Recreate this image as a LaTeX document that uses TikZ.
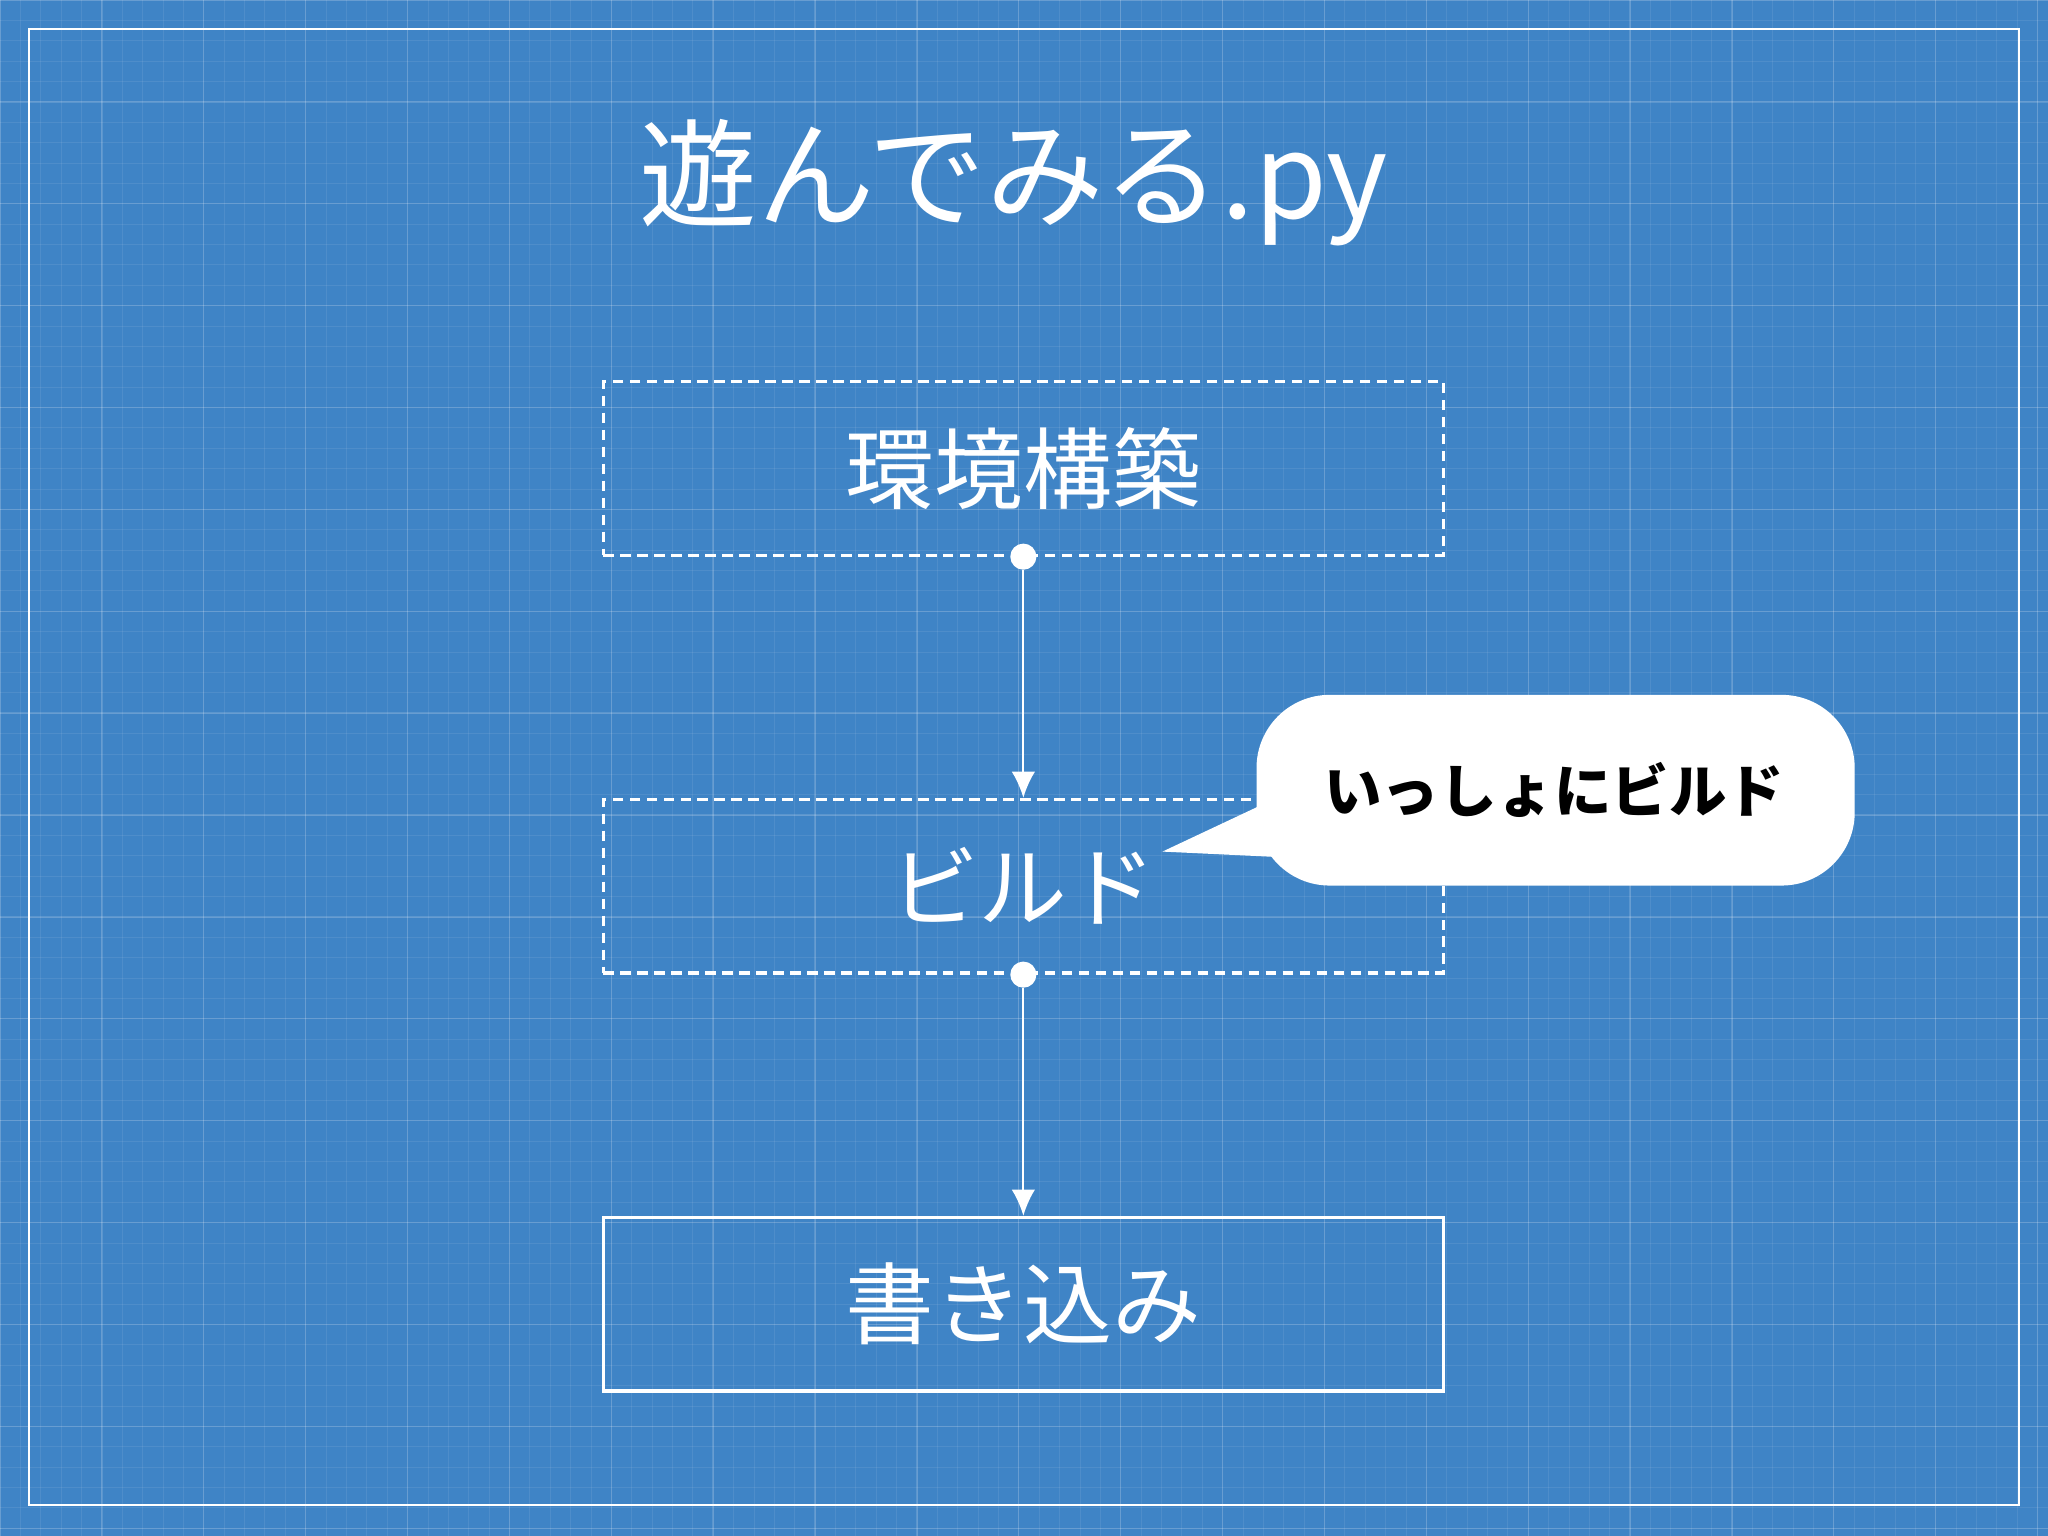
\documentclass[tikz,border=0pt]{standalone}
\usepackage{fontspec}
\newfontfamily\cjk{Noto Sans CJK JP}
\begin{document}
\begin{tikzpicture}[x=0.5pt,y=-0.5pt,
  boxd/.style={draw=white,line width=1.2pt,dash pattern=on 4pt off 2.5pt},
  boxs/.style={draw=white,line width=1.2pt},
  lbl/.style={text=white,font=\cjk\fontsize{34}{38}\selectfont},
  conn/.style={draw=white,line width=0.8pt,-{Latex[length=10pt,width=9pt]}},
  dotn/.style={circle,fill=white,inner sep=0pt,minimum size=10pt}]
\usetikzlibrary{arrows.meta}
\definecolor{bp}{HTML}{3F84C6}
\fill[bp] (0,0) rectangle (1568,1176);
\useasboundingbox (0,0) rectangle (1568,1176);
\foreach \i in {0,...,100}{
  \draw[white,opacity=0.08,line width=0.3pt] ({\i*15.6},0) -- ({\i*15.6},1176);
  \draw[white,opacity=0.08,line width=0.3pt] (0,{\i*15.6}) -- (1568,{\i*15.6});}
\foreach \i in {0,...,20}{
  \draw[white,opacity=0.15,line width=0.5pt] ({\i*78},0) -- ({\i*78},1176);
  \draw[white,opacity=0.15,line width=0.5pt] (0,{\i*78}) -- (1568,{\i*78});}
\draw[white,line width=0.8pt] (22,22) rectangle (1546,1152);
\node[text=white,font=\cjk\fontsize{45}{50}\selectfont] (title) at (776,140) {遊んでみる.py};
\node[boxd,minimum width=321.5pt,minimum height=66.5pt] (b1) at (783.5,358.5) {};
\node[lbl] at (b1) {環境構築};
\node[boxd,minimum width=321.5pt,minimum height=66.5pt] (b2) at (783.5,678.5) {};
\node[lbl] at (b2) {ビルド};
\node[boxs,minimum width=321.5pt,minimum height=66.5pt] (b3) at (783.5,998.5) {};
\node[lbl] at (b3) {書き込み};
\node[dotn] (d1) at (b1.south) {};
\node[dotn] (d2) at (b2.south) {};
\draw[conn] (d1) -- (b2.north);
\draw[conn] (d2) -- (b3.north);
\coordinate (tip) at (890,652);
\fill[white,rounded corners=28pt] (962,532) rectangle (1420,678);
\fill[white] (975,612) -- (tip) -- (975,656) -- cycle;
\node[font=\cjk\bfseries\fontsize{22}{26}\selectfont,text=black] (call) at (1190,605) {いっしょにビルド};
\end{tikzpicture}
\end{document}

------------------------------------

All the lines above are to be reproduced exactly, except the pictures.

» **ANSWER**
Recreate this image as a LaTeX document that uses TikZ.
\documentclass[tikz,border=0pt]{standalone}
\usepackage{fontspec}
\newfontfamily\cjk{Noto Sans CJK JP}
\begin{document}
\begin{tikzpicture}[x=0.5pt,y=-0.5pt,
  boxd/.style={draw=white,line width=1.2pt,dash pattern=on 4pt off 2.5pt},
  boxs/.style={draw=white,line width=1.2pt},
  lbl/.style={text=white,font=\cjk\fontsize{34}{38}\selectfont},
  conn/.style={draw=white,line width=0.8pt,-{Latex[length=10pt,width=9pt]}},
  dotn/.style={circle,fill=white,inner sep=0pt,minimum size=10pt}]
\usetikzlibrary{arrows.meta}
\definecolor{bp}{HTML}{3F84C6}
\fill[bp] (0,0) rectangle (1568,1176);
\useasboundingbox (0,0) rectangle (1568,1176);
\foreach \i in {0,...,100}{
  \draw[white,opacity=0.08,line width=0.3pt] ({\i*15.6},0) -- ({\i*15.6},1176);
  \draw[white,opacity=0.08,line width=0.3pt] (0,{\i*15.6}) -- (1568,{\i*15.6});}
\foreach \i in {0,...,20}{
  \draw[white,opacity=0.15,line width=0.5pt] ({\i*78},0) -- ({\i*78},1176);
  \draw[white,opacity=0.15,line width=0.5pt] (0,{\i*78}) -- (1568,{\i*78});}
\draw[white,line width=0.8pt] (22,22) rectangle (1546,1152);
\node[text=white,font=\cjk\fontsize{45}{50}\selectfont] (title) at (776,140) {遊んでみる.py};
\node[boxd,minimum width=321.5pt,minimum height=66.5pt] (b1) at (783.5,358.5) {};
\node[lbl] at (b1) {環境構築};
\node[boxd,minimum width=321.5pt,minimum height=66.5pt] (b2) at (783.5,678.5) {};
\node[lbl] at (b2) {ビルド};
\node[boxs,minimum width=321.5pt,minimum height=66.5pt] (b3) at (783.5,998.5) {};
\node[lbl] at (b3) {書き込み};
\node[dotn] (d1) at (b1.south) {};
\node[dotn] (d2) at (b2.south) {};
\draw[conn] (d1) -- (b2.north);
\draw[conn] (d2) -- (b3.north);
\coordinate (tip) at (890,652);
\fill[white,rounded corners=28pt] (962,532) rectangle (1420,678);
\fill[white] (975,612) -- (tip) -- (975,656) -- cycle;
\node[font=\cjk\bfseries\fontsize{22}{26}\selectfont,text=black] (call) at (1190,605) {いっしょにビルド};
\end{tikzpicture}
\end{document}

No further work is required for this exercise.